Oh yeah, definitely ceiling fans. The top of those get pretty bad with first and hair

I usually just deep clean once a year and wash the floor multiple times over until it's pretty clean. Then I let my robot vacuum/mop keep it mostly clean twice a week the rest of the year. The robovac helps enforce a cleaner lifestyle by ensuring things aren't left out and about. The floors will never be perfectly clean though, just the nature of life~

As for everything else, I set reoccurring calendar tasks to space it out but I try to do one area per weekend. Keeps cleaning manageable but regular.

Do you just sweep with a broom? A good vacuum cleaner is a lot more thorough. And if you mopp right after there's a better chance to get most of the dust.

The other question is where the dirt is ultimately coming from. Most notably rom outside via air movement and shoes, but also consider shedded hair and skin from humans & pets, dropped food crumbs, lints from textiles and any hobbies/activities.

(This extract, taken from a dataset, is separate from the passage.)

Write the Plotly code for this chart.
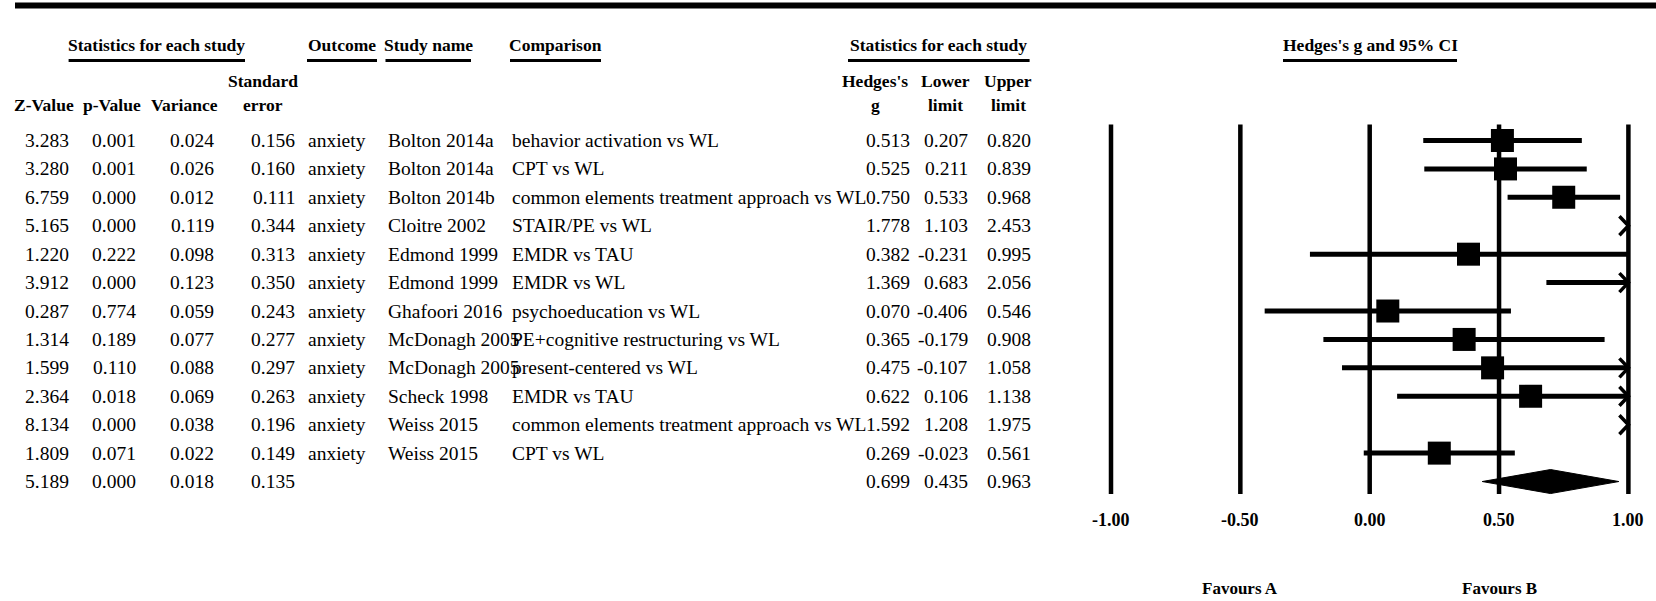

I like to avoid any "dust catcher" objects like carpets or rugs. In the end it's a tradeoff between how clean you want it to be and how much time you're willing to invest.

What do you have on your floors? Just bare floors?

floors are made out of poly vinyl chloride. not super pretty but quite smooth on the surface which equates to easier cleaning. anything that has ruts in it like wooden planks or ceramic tiles is going to be harder to clean

ITT a bunch of dirty mofos.

You can sweep and mop one time to a quality that you shouldn't be able to see dirt and grit on your floor. Maybe a different story with pets... But I wouldn't keep a shedding creature in the house besides my wife, personally lol.

I bought a good vacuum cleaner and a steam cleaner. That and microfiber rags.

Put a large air cleaner in on high. Beat the couch cushions outside, shake down blankets outside, carpet wash the furniture and carpets. Scrub hvac vents and air handler ducts. Wet wipe your walls and base boards. Clean you dryer vents. Dust is everywhere. Light mop daily with a spray mop.

Change your HVAC filters every month until it gets better. If you don't have HVAC, get more air cleaners and stay on top filter replacements.

It'll take ages, but it'll get better.

I've always considered paying for cleaning a little posh, but with children and both working full time it's an easy choice. We'd always prioritise other things than cleaning in our free time, so it wouldn't get done. It is also tax deductable where I live.

Part of the reason I downsized and bought a condo was to reduce the amount of time I spend doing "house" stuff. I just try to clean things as I go so that I don't have specific cleaning days.

Like the cleaning of a house... It Never Ends. Robot vacuum once every other day. Try to get to physical vacuuming of stairs etc. once a week along with cleaning toilets etc. Actual mopping of floors maybe once every two months? It is clean enough not clean.

robot vacuum that runs every day and I have a couple of air filters. They work well picking up some airborne dust.

I got the side table from Ikea which have a built in air filter. And I put that in the corner of my seating group.

I've been thinking of getting 1 or 2 of those Ikea air filters, how loud are they when they run? Anything you wish you'd known before getting it?

No. At the lowest setting you have to check if it's on at all. It's got three speeds. The highest is very noticable... The table got a sort of auto function that speeds up sometimes. Which seems to work well.

I got two of the standing normal ones too. No complaints

Define your standard of clean. How much clutter do you want? How much dirt is OK?

Then break tasks up - decluttering, vacuuming, dusting, mopping, and schedule each as often as is needed.tp.mwet the above standards.

My personal standard is to do light vacuuming and decluttering every day. Dishes and cleaning kitchen +dining room at least daily, sometimes twice as needed. Bathroom cleaning and more extensive vacuuming every week. Dusting and mopping every couple weeks.

Most of my non-floor surface cleaning is done with method pink or 409 and microfiber cloths. A battery Dyson vacuum was a game changer and makes touch ups way easier; no wrangling with cords, just grab it off the wall charger and push it around for a few minutes hitting spots you can see dirt.

Nature's miracle is great for pet or kid messes, I use both the hardwood and carpet formulas.